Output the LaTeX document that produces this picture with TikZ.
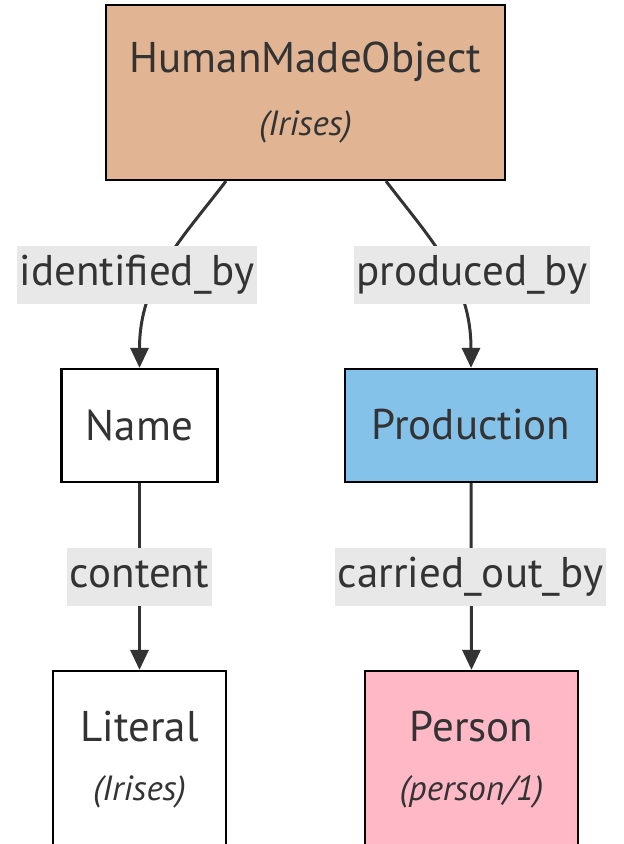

--------------------------------

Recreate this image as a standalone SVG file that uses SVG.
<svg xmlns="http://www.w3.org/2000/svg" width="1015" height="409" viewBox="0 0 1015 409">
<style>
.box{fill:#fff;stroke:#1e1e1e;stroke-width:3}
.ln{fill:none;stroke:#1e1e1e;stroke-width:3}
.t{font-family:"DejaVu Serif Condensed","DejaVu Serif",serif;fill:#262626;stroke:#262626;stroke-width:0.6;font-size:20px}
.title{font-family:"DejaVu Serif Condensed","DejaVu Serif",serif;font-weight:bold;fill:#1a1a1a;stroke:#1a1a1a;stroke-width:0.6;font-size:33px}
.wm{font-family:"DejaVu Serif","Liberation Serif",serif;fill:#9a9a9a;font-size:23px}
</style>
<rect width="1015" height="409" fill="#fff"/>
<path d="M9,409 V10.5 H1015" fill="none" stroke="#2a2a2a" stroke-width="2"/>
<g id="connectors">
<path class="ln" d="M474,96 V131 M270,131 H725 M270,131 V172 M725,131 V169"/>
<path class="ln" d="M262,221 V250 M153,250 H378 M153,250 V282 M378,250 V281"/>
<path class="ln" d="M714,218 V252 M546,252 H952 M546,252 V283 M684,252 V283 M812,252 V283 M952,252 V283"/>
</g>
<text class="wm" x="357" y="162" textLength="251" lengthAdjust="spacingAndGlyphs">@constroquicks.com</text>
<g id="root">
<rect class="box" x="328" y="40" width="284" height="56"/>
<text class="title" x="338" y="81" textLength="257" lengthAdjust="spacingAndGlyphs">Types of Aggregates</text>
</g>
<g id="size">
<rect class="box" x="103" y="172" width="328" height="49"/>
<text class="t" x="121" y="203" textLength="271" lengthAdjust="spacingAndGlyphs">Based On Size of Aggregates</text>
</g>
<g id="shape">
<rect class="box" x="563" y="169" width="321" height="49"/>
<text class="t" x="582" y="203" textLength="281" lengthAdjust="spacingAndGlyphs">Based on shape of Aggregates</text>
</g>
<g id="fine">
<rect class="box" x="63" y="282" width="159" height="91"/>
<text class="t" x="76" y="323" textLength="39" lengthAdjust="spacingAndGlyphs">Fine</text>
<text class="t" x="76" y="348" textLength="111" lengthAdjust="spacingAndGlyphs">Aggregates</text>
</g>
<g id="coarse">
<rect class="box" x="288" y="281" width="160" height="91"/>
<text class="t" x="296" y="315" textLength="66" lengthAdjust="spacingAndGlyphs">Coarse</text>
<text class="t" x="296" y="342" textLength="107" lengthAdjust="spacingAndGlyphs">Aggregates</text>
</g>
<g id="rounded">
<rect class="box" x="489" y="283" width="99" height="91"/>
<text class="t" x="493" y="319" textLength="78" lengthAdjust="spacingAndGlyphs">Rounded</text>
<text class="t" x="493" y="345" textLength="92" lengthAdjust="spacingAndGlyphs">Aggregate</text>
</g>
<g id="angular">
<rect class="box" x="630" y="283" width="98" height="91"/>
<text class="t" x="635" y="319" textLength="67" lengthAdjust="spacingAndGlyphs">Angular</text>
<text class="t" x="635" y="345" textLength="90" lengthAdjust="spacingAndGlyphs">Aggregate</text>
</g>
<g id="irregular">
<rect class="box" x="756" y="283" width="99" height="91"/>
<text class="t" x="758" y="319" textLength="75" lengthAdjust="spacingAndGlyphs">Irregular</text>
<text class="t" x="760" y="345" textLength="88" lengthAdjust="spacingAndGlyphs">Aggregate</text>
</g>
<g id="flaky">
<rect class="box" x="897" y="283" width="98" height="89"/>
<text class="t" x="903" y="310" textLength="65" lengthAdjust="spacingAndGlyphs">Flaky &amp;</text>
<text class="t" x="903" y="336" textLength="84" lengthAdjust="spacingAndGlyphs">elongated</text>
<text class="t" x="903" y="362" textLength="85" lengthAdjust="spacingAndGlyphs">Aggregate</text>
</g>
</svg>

--------------------------------

**Your objective**
Return each line of the data that contains the string "this".

**Correct response**
Output the LaTeX document that produces this picture with TikZ.
Recreate this image as a standalone SVG file that uses SVG.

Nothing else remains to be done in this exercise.